YOUR OBJECTIVE>
Pictures do not belong in your copy. Repeat all the other data exactly.

-- start of DATASET EXTRACT --

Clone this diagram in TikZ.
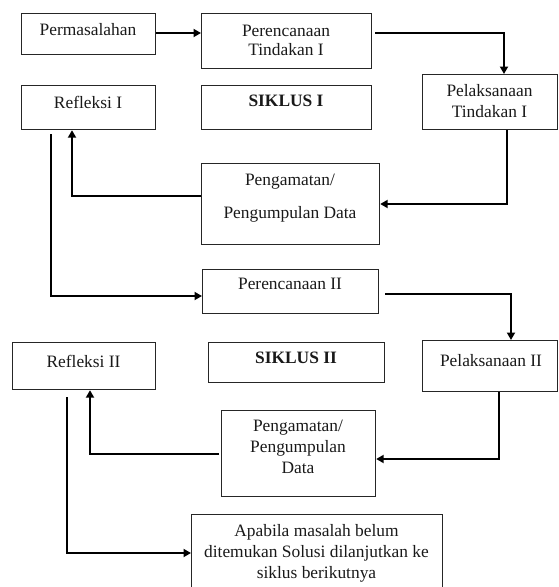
\documentclass[tikz,border=0pt]{standalone}
\usepackage{fontspec}
\setmainfont{Liberation Serif}
\usetikzlibrary{calc,arrows.meta}
\begin{document}
\begin{tikzpicture}[x=1pt,y=-1pt,
  box/.style={draw=black!85, line width=1.2pt, anchor=north west, inner sep=0pt},
  txt/.style={font=\fontsize{17.4}{21}\selectfont, align=center, inner sep=0pt, anchor=center, text=black!90},
  conn/.style={line width=2.6pt, -{Triangle[length=7.5pt,width=8pt]}}]
\useasboundingbox (0,0) rectangle (558,587);
% boxes
\node[box, minimum width=134pt, minimum height=41pt] (perm) at (21,13) {};
\node[box, minimum width=170pt, minimum height=55pt] (per1) at (201,13) {};
\node[box, minimum width=134pt, minimum height=44pt] (ref1) at (21,85) {};
\node[box, minimum width=170pt, minimum height=44pt] (sik1) at (201,85) {};
\node[box, minimum width=135pt, minimum height=55pt] (pel1) at (422,74) {};
\node[box, minimum width=178pt, minimum height=81pt] (peng1) at (201,163) {};
\node[box, minimum width=176pt, minimum height=44pt] (per2) at (202,269) {};
\node[box, minimum width=143pt, minimum height=47pt] (ref2) at (12,342) {};
\node[box, minimum width=176pt, minimum height=40pt] (sik2) at (208,342) {};
\node[box, minimum width=135pt, minimum height=51pt] (pel2) at (422,340) {};
\node[box, minimum width=154pt, minimum height=86pt] (peng2) at (221,410) {};
\node[box, minimum width=251pt, minimum height=80pt] (apa) at (191,514) {};
% texts
\node[txt] (tperm) at (88,29.2) {Permasalahan};
\node[txt, font=\fontsize{17.4}{19.5}\selectfont] (tper1) at (286,40.5) {Perencanaan\\Tindakan I};
\node[txt] (tref1) at (88,102.5) {Refleksi I};
\node[txt] (tsik1) at (286,101) {\textbf{SIKLUS I}};
\node[txt] (tpel1) at (489.5,101.5) {Pelaksanaan\\Tindakan I};
\node[txt, font=\fontsize{17.4}{33}\selectfont] (tpeng1) at (290,198.4) {Pengamatan/\\Pengumpulan Data};
\node[txt] (tper2) at (290,284.2) {Perencanaan II};
\node[txt] (tref2) at (83.5,361) {Refleksi II};
\node[txt] (tsik2) at (296,357.7) {\textbf{SIKLUS II}};
\node[txt] (tpel2) at (491,360.3) {Pelaksanaan II};
\node[txt] (tpeng2) at (298,447.3) {Pengamatan/\\Pengumpulan\\Data};
\node[txt] (tapa) at (316.5,553) {Apabila masalah belum\\ditemukan Solusi dilanjutkan ke\\siklus berikutnya};
% connectors
\draw[conn] (perm.east |- 0,33) -- (per1.west |- 0,33);
\draw[conn] ($(per1.north east)+(3,20)$) -| ($(pel1.north west)+(82,0)$);
\draw[conn] ($(pel1.south west)+(85,0)$) |- ($(peng1.north east)+(0,41)$);
\draw[conn] ($(peng1.north west)+(0,33)$) -| ($(ref1.south west)+(51,0)$);
\draw[conn] ($(ref1.south west)+(30,4)$) |- ($(per2.north west)+(0,27)$);
\draw[conn] ($(per2.north east)+(6,25)$) -| ($(pel2.north west)+(89,0)$);
\draw[conn] ($(pel2.south west)+(77,0)$) |- ($(peng2.north east)+(0,49)$);
\draw[conn] ($(peng2.north west)+(-2,44)$) -| ($(ref2.south west)+(78,0)$);
\draw[conn] ($(ref2.south west)+(55,7)$) |- ($(apa.north west)+(0,39)$);
\end{tikzpicture}
\end{document}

-- end of DATASET EXTRACT --

SOLUTION FOR THIS EXERCISE>
Clone this diagram in TikZ.
\documentclass[tikz,border=0pt]{standalone}
\usepackage{fontspec}
\setmainfont{Liberation Serif}
\usetikzlibrary{calc,arrows.meta}
\begin{document}
\begin{tikzpicture}[x=1pt,y=-1pt,
  box/.style={draw=black!85, line width=1.2pt, anchor=north west, inner sep=0pt},
  txt/.style={font=\fontsize{17.4}{21}\selectfont, align=center, inner sep=0pt, anchor=center, text=black!90},
  conn/.style={line width=2.6pt, -{Triangle[length=7.5pt,width=8pt]}}]
\useasboundingbox (0,0) rectangle (558,587);
% boxes
\node[box, minimum width=134pt, minimum height=41pt] (perm) at (21,13) {};
\node[box, minimum width=170pt, minimum height=55pt] (per1) at (201,13) {};
\node[box, minimum width=134pt, minimum height=44pt] (ref1) at (21,85) {};
\node[box, minimum width=170pt, minimum height=44pt] (sik1) at (201,85) {};
\node[box, minimum width=135pt, minimum height=55pt] (pel1) at (422,74) {};
\node[box, minimum width=178pt, minimum height=81pt] (peng1) at (201,163) {};
\node[box, minimum width=176pt, minimum height=44pt] (per2) at (202,269) {};
\node[box, minimum width=143pt, minimum height=47pt] (ref2) at (12,342) {};
\node[box, minimum width=176pt, minimum height=40pt] (sik2) at (208,342) {};
\node[box, minimum width=135pt, minimum height=51pt] (pel2) at (422,340) {};
\node[box, minimum width=154pt, minimum height=86pt] (peng2) at (221,410) {};
\node[box, minimum width=251pt, minimum height=80pt] (apa) at (191,514) {};
% texts
\node[txt] (tperm) at (88,29.2) {Permasalahan};
\node[txt, font=\fontsize{17.4}{19.5}\selectfont] (tper1) at (286,40.5) {Perencanaan\\Tindakan I};
\node[txt] (tref1) at (88,102.5) {Refleksi I};
\node[txt] (tsik1) at (286,101) {\textbf{SIKLUS I}};
\node[txt] (tpel1) at (489.5,101.5) {Pelaksanaan\\Tindakan I};
\node[txt, font=\fontsize{17.4}{33}\selectfont] (tpeng1) at (290,198.4) {Pengamatan/\\Pengumpulan Data};
\node[txt] (tper2) at (290,284.2) {Perencanaan II};
\node[txt] (tref2) at (83.5,361) {Refleksi II};
\node[txt] (tsik2) at (296,357.7) {\textbf{SIKLUS II}};
\node[txt] (tpel2) at (491,360.3) {Pelaksanaan II};
\node[txt] (tpeng2) at (298,447.3) {Pengamatan/\\Pengumpulan\\Data};
\node[txt] (tapa) at (316.5,553) {Apabila masalah belum\\ditemukan Solusi dilanjutkan ke\\siklus berikutnya};
% connectors
\draw[conn] (perm.east |- 0,33) -- (per1.west |- 0,33);
\draw[conn] ($(per1.north east)+(3,20)$) -| ($(pel1.north west)+(82,0)$);
\draw[conn] ($(pel1.south west)+(85,0)$) |- ($(peng1.north east)+(0,41)$);
\draw[conn] ($(peng1.north west)+(0,33)$) -| ($(ref1.south west)+(51,0)$);
\draw[conn] ($(ref1.south west)+(30,4)$) |- ($(per2.north west)+(0,27)$);
\draw[conn] ($(per2.north east)+(6,25)$) -| ($(pel2.north west)+(89,0)$);
\draw[conn] ($(pel2.south west)+(77,0)$) |- ($(peng2.north east)+(0,49)$);
\draw[conn] ($(peng2.north west)+(-2,44)$) -| ($(ref2.south west)+(78,0)$);
\draw[conn] ($(ref2.south west)+(55,7)$) |- ($(apa.north west)+(0,39)$);
\end{tikzpicture}
\end{document}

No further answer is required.